Dérives médiatiques : plus de mal que de peur
La critique des médias est à la mode. Et chacun croit être à l’abri des manipulations journalistiques. C’est une erreur qui touche tout le monde. Dans «Décryptez l’information. Pour ne plus vous laisser manipuler par les médias», je montre que le mal est plus profond encore qu’on le croit. Et j’invite tout citoyen à s’habituer à rechercher par lui-même la vérité.
Dans tout fait rapporté par un journaliste, le plus « objectif » semble-t-il, il y a nécessairement une part d’interprétation. Or, cet aspect capital, qui a d’énormes impacts sur le public, n’est jamais l’objet de débat. Il est, dit-on, du ressort de la seule liberté d’expression. Eh bien non, pas seulement. Il est aussi d’intérêt public qu’il garantisse une démarche rigoureuse et honnête.
Tout journaliste est capable, d’un même fait, d’en présenter deux versions contradictoires voire opposées, sans pour autant « mentir » ni fabuler. Nous sommes des professionnels de la « rhétorique », mot politiquement correct pour dire « manipulation ». C’est pourquoi, pour assurer le respect de l’intérêt du public, la liberté de s’exprimer doit s’accompagner d’un minimum de régulation.
Durant 45 ans, j’ai poursuivi le combat pour une « information responsable » (le titre d’un de mes trois premiers livres sur le sujet), longtemps et souvent seul, pour aboutir en 2007, avec quelques militants de la déontologie, à la création de l’Association de préfiguration d’un Conseil de presse (APCP).

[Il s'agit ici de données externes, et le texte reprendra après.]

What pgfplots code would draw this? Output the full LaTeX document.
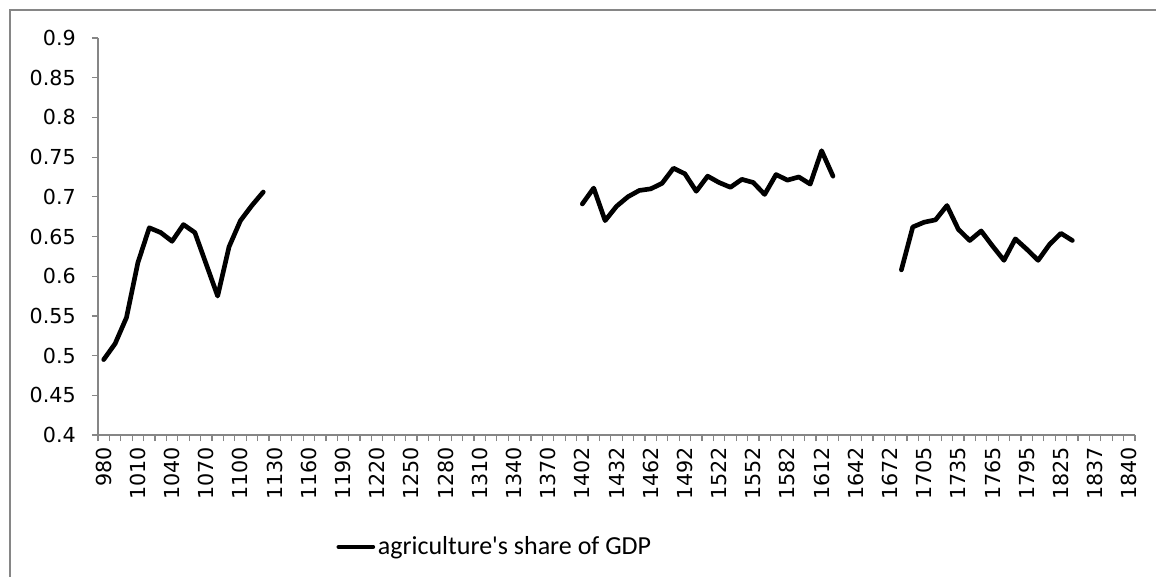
\documentclass[border=0pt]{standalone}
\usepackage{fontspec}
\setmainfont{DejaVu Sans}
\newfontfamily\legfont{Carlito}
\usepackage{pgfplots}
\pgfplotsset{compat=1.18}
\definecolor{axgray}{HTML}{868686}

\pgfplotstableread{
x y
0 0.495
1 0.515
2 0.548
3 0.617
4 0.661
5 0.655
6 0.644
7 0.665
8 0.655
9 0.615
10 0.575
11 0.637
12 0.670
13 0.689
14 0.706
15 nan
42 0.691
43 0.711
44 0.670
45 0.688
46 0.700
47 0.708
48 0.710
49 0.717
50 0.736
51 0.729
52 0.707
53 0.726
54 0.718
55 0.712
56 0.722
57 0.718
58 0.703
59 0.728
60 0.721
61 0.725
62 0.716
63 0.758
64 0.726
65 nan
70 0.608
71 0.662
72 0.668
73 0.671
74 0.689
75 0.659
76 0.645
77 0.657
78 0.638
79 0.620
80 0.647
81 0.634
82 0.620
83 0.640
84 0.654
85 0.645
}\agri

\begin{document}
\fontsize{15.5}{18}\selectfont
\begin{tikzpicture}[x=1pt, y=1pt]
% page = 1156x576 px, 1px = 0.75pt, origin at the lower left of the plot area
\useasboundingbox (-73.5,-105.75) rectangle (793.5,326.25);
\draw[axgray, line width=1.5pt] (-66,-120) -- (-66,318.75) -- (800,318.75);
\begin{axis}[
    name=ax,
    at={(0,0)}, anchor=south west,
    scale only axis,
    width=777.75pt, height=297.75pt,
    xmin=-0.5, xmax=90.5,
    ymin=0.4, ymax=0.9,
    axis x line=bottom, axis y line=left,
    axis line style={-, axgray, line width=0.9pt},
    tick align=outside,
    tick style={axgray, line width=0.9pt},
    major tick length=4.5pt,
    xtick={-0.5,0.5,...,90.5},
    xticklabels={},
    extra x ticks={0,3,...,90},
    extra x tick style={major tick length=0pt},
    extra x tick labels={980,1010,1040,1070,1100,1130,1160,1190,1220,1250,1280,1310,1340,1370,1402,1432,1462,1492,1522,1552,1582,1612,1642,1672,1705,1735,1765,1795,1825,1837,1840},
    xticklabel style={yshift=-9pt, rotate=90, anchor=east, inner sep=0pt},
    ytick={0.4,0.45,...,0.91},
    yticklabel style={inner sep=0pt, xshift=-12pt},
    /pgf/number format/assume math mode=true,
    yticklabel={\pgfmathprintnumber[fixed,precision=2]{\tick}},
    unbounded coords=jump,
    clip=false,
    legend style={at={(0.383,-0.282)}, anchor=center, draw=none, fill=none,
        font=\legfont\fontsize{19.5}{22}\selectfont, inner sep=0pt},
    legend image code/.code={\draw[line width=3pt, black] (0pt,0pt) -- (26pt,0pt);},
    legend cell align=left,
]
\addplot[black, line width=3.5pt, line join=round, line cap=round] table[x=x, y=y] {\agri};
\addlegendentry{agriculture's share of GDP}
\end{axis}
\end{tikzpicture}
\end{document}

Depuis, l’idée de mettre en place une véritable régulation de la profession fait son chemin. Elle rencontre encore bien des résistances, mes confrères confondant "régulation" et "contrôle" et craignant, à tort, pour leur liberté d’expression.
La création d’un Conseil de presse ne mettrait bien évidemment pas fin aux dérives médiatiques, mais elle faciliterait le débat public sur les buts et les conditions d’exercice de notre profession. Elle permettrait surtout d’offrir une oreille attentive aux plaintes du public, ce qui aurait pour principal effet d’abaisser sa rage face à l’arrogance de beaucoup de médias.
Et de gagner une plus grande crédibilité aux yeux de nos concitoyens.
En attendant qu’une prise de conscience émerge face à la nécessité de réguler le travail des professionnels de l’information (par eux-mêmes, les éditeurs et le public), j’ai estimé utile de m’adresser directement au public et de lui donner des armes pour affronter la déplorable situation actuelle. "Déplorable" : il suffit de lire la revue de presse quotidienne sur ces thèmes pour s'en convaincre.
Je montre au public, dans ce livre, que tout journaliste est capable, d’un même fait, d’en présenter deux versions contradictoires voire opposées, sans pour autant « mentir » ni fabuler. Je lui explique que nous sommes des professionnels de la "rhétorique", mot politiquement correct pour dire "manipulation"… Et que tout le système de l’information est fondé sur 36 800 "boîtes noires", c-à-d 36 800 cerveaux qui orientent à leur guise, selon la volonté de leur hiérarchie et leurs propres présupposés, sans régulation, la signification des faits dont ils rendent comptent.
Au final, la hiérarchie étant de plus en plus aux mains de certains intérêts particuliers, et la plupart de mes confrères n'ayant plus ni le bagage (épistémologique) nécessaire, ni la force, ni les moyens de se battre pour l'éthique, le sens de l’intérêt général se dissout au fil des éditions. Et le fossé se creuse entre le public et la profession...
A l’heure où la nature des informateurs se diversifie, les journalistes ont encore des cartes à jouer, celles de l’éthique, de la qualité et de la proximité avec le public.
S’ils ne les utilisent pas, ils seront doublés. Beaucoup pensent déjà que, grâce au Net, leur heure a sonné.